On a tendance à un peu oublier qu’avant d’être le réalisateur d’œuvres épiques et fleuves du cinéma (Lawrence d’Arabie, Docteur Jivago…), David Lean commença par des formats plus conventionnels. De grandes espérances n’en est pas moins monumental, puisqu’il s’attaque à l’un des sommets de la carrière romanesque de Dickens, dont Lean adaptera deux ans plus tard l’Oliver Twist.
Condenser près de 800 pages en deux heures relève d’un défi pour le moins risqué. Sur le plan narratif, évidemment, l’édulcoration sera inévitable. Mais dès les premières séquences, cette maigreur éventuelle est compensée par un atout de taille : le splendeur des images.
De grandes espérances est un chef-d’œuvre graphique : sa photo, sa composition sont à même de restituer toute la puissance noire et presque fantastique du récit originel. Car celui-ci est doté d’une formidable densité, permettant l’émergence de personnages à la complexité rare, d’une ambivalence très fertile, tant dans les caractères que les interactions.
Récit initiatique annoncé dès son titre, De grandes espérances fonctionne sur le principe d’un double parrainage : d’un côté, celui de Pip, aidé par un mystérieux bienfaiteur, et voué à oublier ses origines sociales modestes ; de l’autre, celui d’Estella, jeune enfant dont il fait très tôt la connaissance, et qui le fascine autant qu’elle le martyrise par un sadisme hors-norme. C’est là toute la richesse du récit : faire des jeunes premiers les pantins de mécènes obscurs souhaitant, par leur fraîche destinée, prendre une revanche sur leurs propres frustrations. Deux pôles se dessinent : d’un côté, la maison de Miss Havisham, sorte de caveau qui semble annoncer les futurs films de Tim Burton, banquet nuptial figé dans l’amertume éternelle ; de l’autre, l’élan vers l’extérieur, la ville et la richesse, pour un jeune homme qui se croit maitre de sa destinée.

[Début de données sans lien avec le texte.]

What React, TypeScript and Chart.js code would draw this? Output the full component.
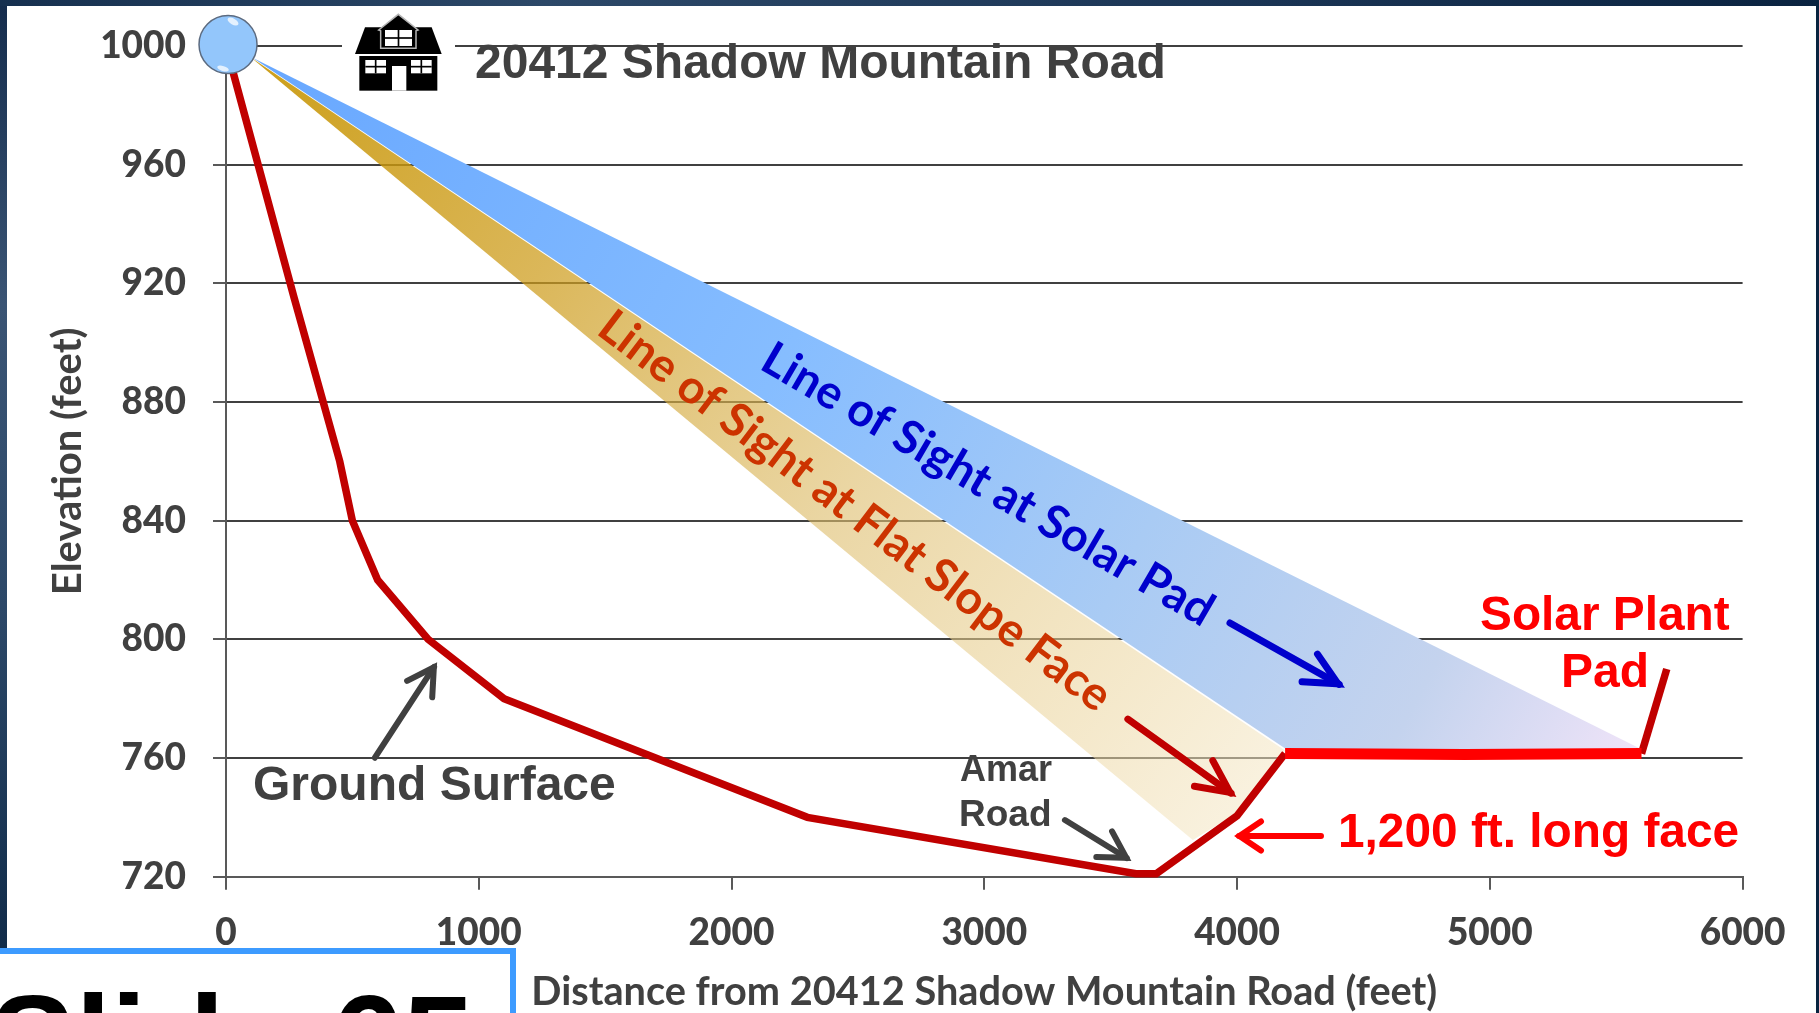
import React, { useEffect, useRef } from "react";
import { Chart, registerables } from "chart.js";

Chart.register(...registerables);

const xTicks = [0, 1000, 2000, 3000, 4000, 5000, 6000];
const yTicks = [720, 760, 800, 840, 880, 920, 960, 1000];

const groundX = [0, 270, 450, 500, 600, 800, 1100, 2300, 3600, 3680, 4000, 4190];
const groundY = [1000, 915, 860, 840, 820, 800, 780, 740, 721, 721, 740.5, 761.5];
const padX = [4190, 4900, 5600];
const padY = [761.5, 761.2, 761.5];
const riserX = [5600, 5700];
const riserY = [761.5, 790];
const blueUpperX = [105, 5600];
const blueUpperY = [996, 763];
const blueLowerX = [105, 4195, 5600];
const blueLowerY = [996, 763, 763];
const orangeUpperX = [100, 4190];
const orangeUpperY = [996, 762.5];
const orangeLowerX = [100, 3825, 4000, 4190];
const orangeLowerY = [996, 732.4, 741.5, 762.5];
const viewpointX = [8];
const viewpointY = [1000.5];

const arrowGroundX = [589, 834];
const arrowGroundY = [760.1, 792.1];
const arrowAmarX = [3319, 3580];
const arrowAmarY = [739.1, 725.4];
const arrowBlueX = [3972, 4421];
const arrowBlueY = [805.5, 784];
const arrowRedX = [3568, 3992];
const arrowRedY = [773.1, 747.2];
const arrowFaceX = [4332, 3988];
const arrowFaceY = [733.7, 733.7];

const pts = (xs: number[], ys: number[]) => xs.map((x, i) => ({ x, y: ys[i] }));
const DARK = "#404040";
const CAL = "Lato, sans-serif";
const ARIAL = '"Liberation Sans", Arial, sans-serif';

function blueFill(c: any) {
  const g = c.chart.ctx.createLinearGradient(226, 46, 1640, 790);
  g.addColorStop(0, "#66a6ff");
  g.addColorStop(0.4, "#86bdff");
  g.addColorStop(0.65, "#a9cbf4");
  g.addColorStop(0.85, "#c4d3ee");
  g.addColorStop(1, "#f3e5f9");
  return g;
}
function orangeFill(c: any) {
  const g = c.chart.ctx.createLinearGradient(226, 46, 1250, 830);
  g.addColorStop(0, "rgba(198,148,0,0.92)");
  g.addColorStop(0.3, "rgba(205,155,25,0.72)");
  g.addColorStop(0.6, "rgba(222,190,110,0.62)");
  g.addColorStop(0.85, "rgba(236,214,160,0.55)");
  g.addColorStop(1, "rgba(245,232,200,0.55)");
  return g;
}

function arrow(ctx: CanvasRenderingContext2D, chart: any, xs: number[], ys: number[], color: string, width: number, headLen = 36, half = 25) {
  const X = chart.scales.x, Y = chart.scales.y;
  const x0 = X.getPixelForValue(xs[0]), y0 = Y.getPixelForValue(ys[0]);
  const x1 = X.getPixelForValue(xs[1]), y1 = Y.getPixelForValue(ys[1]);
  const a = Math.atan2(y1 - y0, x1 - x0);
  const h = (half * Math.PI) / 180;
  ctx.save();
  ctx.strokeStyle = color;
  ctx.lineWidth = width;
  ctx.lineCap = "round";
  ctx.lineJoin = "miter";
  ctx.beginPath();
  ctx.moveTo(x0, y0);
  ctx.lineTo(x1 - Math.cos(a) * 5, y1 - Math.sin(a) * 5);
  ctx.stroke();
  const tx = x1 - Math.cos(a) * width * 0.9, ty = y1 - Math.sin(a) * width * 0.9;
  ctx.beginPath();
  ctx.moveTo(tx - Math.cos(a - h) * headLen, ty - Math.sin(a - h) * headLen);
  ctx.lineTo(tx, ty);
  ctx.lineTo(tx - Math.cos(a + h) * headLen, ty - Math.sin(a + h) * headLen);
  ctx.stroke();
  ctx.restore();
}

function label(ctx: CanvasRenderingContext2D, text: string, x: number, y: number, font: string, color: string, maxW?: number, rot = 0) {
  ctx.save();
  ctx.font = font;
  ctx.fillStyle = color;
  ctx.textAlign = "left";
  ctx.textBaseline = "alphabetic";
  ctx.translate(x, y);
  ctx.rotate((rot * Math.PI) / 180);
  if (maxW) ctx.fillText(text, 0, 0, maxW);
  else ctx.fillText(text, 0, 0);
  ctx.restore();
}

function house(ctx: CanvasRenderingContext2D) {
  const px = (v: number) => 330 + v / 3;
  const py = (v: number) => v / 3;
  const rect = (x0: number, y0: number, x1: number, y1: number) =>
    ctx.fillRect(px(x0), py(y0), (x1 - x0) / 3, (y1 - y0) / 3);
  const win = (x0: number, y0: number, x1: number, y1: number, bar = 5) => {
    ctx.fillStyle = "#fff";
    rect(x0, y0, x1, y1);
    ctx.fillStyle = "#000";
    const mx = (x0 + x1) / 2, my = (y0 + y1) / 2;
    rect(mx - bar / 2, y0, mx + bar / 2, y1);
    rect(x0, my - bar / 2, x1, my + bar / 2);
  };
  ctx.save();
  ctx.fillStyle = "#fff";
  ctx.fillRect(342, 8, 113, 92);
  ctx.fillStyle = "#000";
  ctx.beginPath();
  ctx.moveTo(px(75), py(162));
  ctx.lineTo(px(105), py(82));
  ctx.lineTo(px(305), py(82));
  ctx.lineTo(px(335), py(162));
  ctx.closePath();
  ctx.fill();
  rect(88, 168, 322, 272);
  ctx.fillStyle = "#fff";
  rect(186, 198, 229, 272);
  win(106, 180, 168, 220);
  win(243, 180, 305, 220);
  ctx.fillStyle = "#000";
  ctx.strokeStyle = "#b5b5b5";
  ctx.lineWidth = 1.5;
  ctx.beginPath();
  ctx.moveTo(px(146), py(90));
  ctx.lineTo(px(205), py(43));
  ctx.lineTo(px(264), py(90));
  ctx.lineTo(px(258), py(92));
  ctx.lineTo(px(258), py(145));
  ctx.lineTo(px(152), py(145));
  ctx.lineTo(px(152), py(92));
  ctx.closePath();
  ctx.fill();
  ctx.stroke();
  win(165, 90, 246, 138);
  ctx.restore();
}

const framePlugin = {
  id: "frame",
  beforeDraw(chart: any) {
    const { ctx, width, height } = chart;
    ctx.save();
    const v = ctx.createLinearGradient(0, 0, 0, height);
    v.addColorStop(0, "#142c4c");
    v.addColorStop(0.3, "#3a5474");
    v.addColorStop(0.6, "#2c4868");
    v.addColorStop(0.95, "#0f2a48");
    ctx.fillStyle = v;
    ctx.fillRect(0, 0, 7, height);
    const h = ctx.createLinearGradient(0, 0, width, 0);
    h.addColorStop(0, "#16304f");
    h.addColorStop(0.3, "#2c4868");
    h.addColorStop(0.7, "#1a3454");
    h.addColorStop(1, "#0a2340");
    ctx.fillStyle = h;
    ctx.fillRect(0, 0, width, 6);
    ctx.fillStyle = "#08233f";
    ctx.fillRect(1816, 0, 3, height);
    ctx.fillStyle = "#fff";
    ctx.fillRect(7, 6, 1809, height - 6);
    ctx.restore();
  },
};

const overlayPlugin = {
  id: "overlay",
  afterDatasetsDraw(chart: any) {
    const { ctx } = chart;
    house(ctx);

    const m = chart.getDatasetMeta(chart.data.datasets.length - 1).data[0];
    ctx.save();
    ctx.fillStyle = "rgba(255,255,255,0.75)";
    ctx.beginPath();
    ctx.ellipse(m.x + 5, m.y - 23, 6, 3, 0.5, 0, Math.PI * 2);
    ctx.fill();
    ctx.beginPath();
    ctx.ellipse(m.x - 5, m.y + 24, 6, 2.5, 0.3, 0, Math.PI * 2);
    ctx.fill();
    ctx.restore();

    label(ctx, "20412 Shadow Mountain Road", 475, 78, `bold 48px ${ARIAL}`, DARK);
    label(ctx, "Ground Surface", 253, 800, `bold 48px ${ARIAL}`, DARK);
    label(ctx, "Amar", 960, 781, `bold 36px ${ARIAL}`, DARK);
    label(ctx, "Road", 959, 826, `bold 37px ${ARIAL}`, DARK);
    label(ctx, "Solar Plant", 1480, 630, `bold 47.8px ${ARIAL}`, "#ff0000");
    label(ctx, "Pad", 1561, 687, `bold 48px ${ARIAL}`, "#ff0000");
    label(ctx, "1,200 ft. long face", 1338, 847, `bold 47.8px ${ARIAL}`, "#ff0000");
    label(ctx, "Line of Sight at Solar Pad", 758, 368, `bold 46.5px ${CAL}`, "#0000cc", 540, 30.3);
    label(ctx, "Line of Sight at Flat Slope Face", 595, 333, `bold 46.5px ${CAL}`, "#cc3300", 655, 37.2);

    arrow(ctx, chart, arrowGroundX, arrowGroundY, DARK, 6, 30, 30);
    arrow(ctx, chart, arrowAmarX, arrowAmarY, DARK, 6, 30, 30);
    arrow(ctx, chart, arrowBlueX, arrowBlueY, "#0000cc", 7, 36, 26);
    arrow(ctx, chart, arrowRedX, arrowRedY, "#c00000", 7, 36, 26);
    arrow(ctx, chart, arrowFaceX, arrowFaceY, "#ff0000", 6, 26, 34);
  },
  afterDraw(chart: any) {
    const { ctx, height } = chart;
    ctx.save();
    ctx.fillStyle = "#fff";
    ctx.fillRect(0, 948, 516, height - 948);
    ctx.fillStyle = "#3d9bff";
    ctx.fillRect(0, 948, 516, 6);
    ctx.fillRect(510, 948, 6, height - 948);
    ctx.restore();
    label(ctx, "Slide 65", -10, 1085, `bold 128px ${ARIAL}`, "#000000");
  },
};

export default function App() {
  const ref = useRef<HTMLCanvasElement | null>(null);
  useEffect(() => {
    if (!ref.current) return;
    const fillOnly = { showLine: true, borderWidth: 0, pointRadius: 0, clip: false as any };
    const chart = new Chart(ref.current, {
      type: "scatter",
      plugins: [framePlugin, overlayPlugin],
      data: {
        datasets: [
          { label: "Ground surface", data: pts(groundX, groundY), showLine: true, borderColor: "#c00000", borderWidth: 7.5, pointRadius: 0, clip: false as any, order: 1, borderJoinStyle: "miter" },
          { label: "Solar plant pad", data: pts(padX, padY), showLine: true, borderColor: "#ff0000", borderWidth: 11, pointRadius: 0, clip: false as any, order: 0 },
          { label: "Pad edge", data: pts(riserX, riserY), showLine: true, borderColor: "#c00000", borderWidth: 7.5, pointRadius: 0, clip: false as any, order: 1 },
          { label: "Orange lower", data: pts(orangeLowerX, orangeLowerY), ...fillOnly, order: 3 },
          { label: "Line of sight at flat slope face", data: pts(orangeUpperX, orangeUpperY), ...fillOnly, fill: { target: 3 }, backgroundColor: orangeFill, order: 3 },
          { label: "Blue lower", data: pts(blueLowerX, blueLowerY), ...fillOnly, order: 4 },
          { label: "Line of sight at solar pad", data: pts(blueUpperX, blueUpperY), ...fillOnly, fill: { target: 5 }, backgroundColor: blueFill, order: 4 },
          { label: "Viewpoint", data: pts(viewpointX, viewpointY), pointRadius: 29, pointBackgroundColor: "#93c6fb", pointBorderColor: "#5c6b80", pointBorderWidth: 1.5, clip: false as any, order: -1 },
        ] as any,
      },
      options: {
        responsive: false,
        animation: false,
        events: [],
        layout: { autoPadding: false, padding: { top: 46, right: 76.4, left: 0, bottom: 0 } },
        plugins: { legend: { display: false }, tooltip: { enabled: false }, title: { display: false } },
        scales: {
          x: {
            type: "linear",
            min: 0,
            max: 6000,
            afterBuildTicks: (a: any) => { a.ticks = xTicks.map((value) => ({ value })); },
            afterFit: (s: any) => { s.height = 136.3; s.paddingLeft = 0; s.paddingRight = 0; },
            grid: { drawOnChartArea: false, drawTicks: true, tickLength: 13, tickColor: "#595959", lineWidth: 2 },
            border: { color: "#595959", width: 2 },
            ticks: { padding: 21, maxRotation: 0, autoSkip: false, color: DARK, font: { family: "Lato", weight: "900", size: 37 }, callback: (v: any) => String(v) },
            title: { display: true, text: "Distance from 20412 Shadow Mountain Road (feet)", color: DARK, font: { family: "Lato", weight: "bold", size: 39.7 }, padding: { top: 0, bottom: -3 } },
          },
          y: {
            type: "linear",
            min: 720,
            max: 1000,
            afterBuildTicks: (a: any) => { a.ticks = yTicks.map((value) => ({ value })); },
            afterFit: (s: any) => { s.width = 226; s.paddingTop = 0; s.paddingBottom = 0; },
            grid: { color: "#404040", lineWidth: 2, tickLength: 13, tickColor: "#595959" },
            border: { color: "#595959", width: 2 },
            ticks: { padding: 27, autoSkip: false, color: DARK, font: { family: "Lato", weight: "900", size: 37 }, callback: (v: any) => String(v) },
            title: { display: true, text: "Elevation (feet)", color: DARK, font: { family: "Lato", weight: "bold", size: 40 }, padding: { top: 44, bottom: 0 } },
          },
        },
      } as any,
    });
    return () => chart.destroy();
  }, []);
  return <canvas ref={ref} width={1819} height={1013} style={{ position: "absolute", left: 0, top: 0, display: "block" }} />;
}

Cette ambivalence fondamentale des personnages se fonde sur un paradoxe fécond : les actes des personnages opposés à leur élan du cœur. Car si l’un préconise la réussite sociale pour son poulain, par gratitude pour l’élan humaniste d’un enfant, l’autre, au contraire, fait de l’œuvre de sa vie l’entreprise de briser le cœur des hommes.
Sur ce canevas complexe se greffe donc une splendeur de chaque instant : des intérieurs en clair-obscur et une montée d’escaliers dans un travelling somptueux, ou des paysages de marées basses luisantes au soleil, tous les lieux vibrent d’une densité inquiétante, qui symbolise intelligemment ce poids des aînés.
Fresque mélancolique sur les émotions humaines, méditation graphique et picturale sur le passage du temps, ravissement enfantin du spectateur face à des gravures à la noirceur fascinante, De grandes espérances condense la richesse de la littérature et la maîtrise visuelle du cinéma britannique. David Lean y prouve, bien avant ses sagas épiques, qu’il est un des plus grands lorsqu’il s’agit de restituer un souffle romanesque, ce qui se confirmera dans son chef-d’œuvre La fille de Ryan.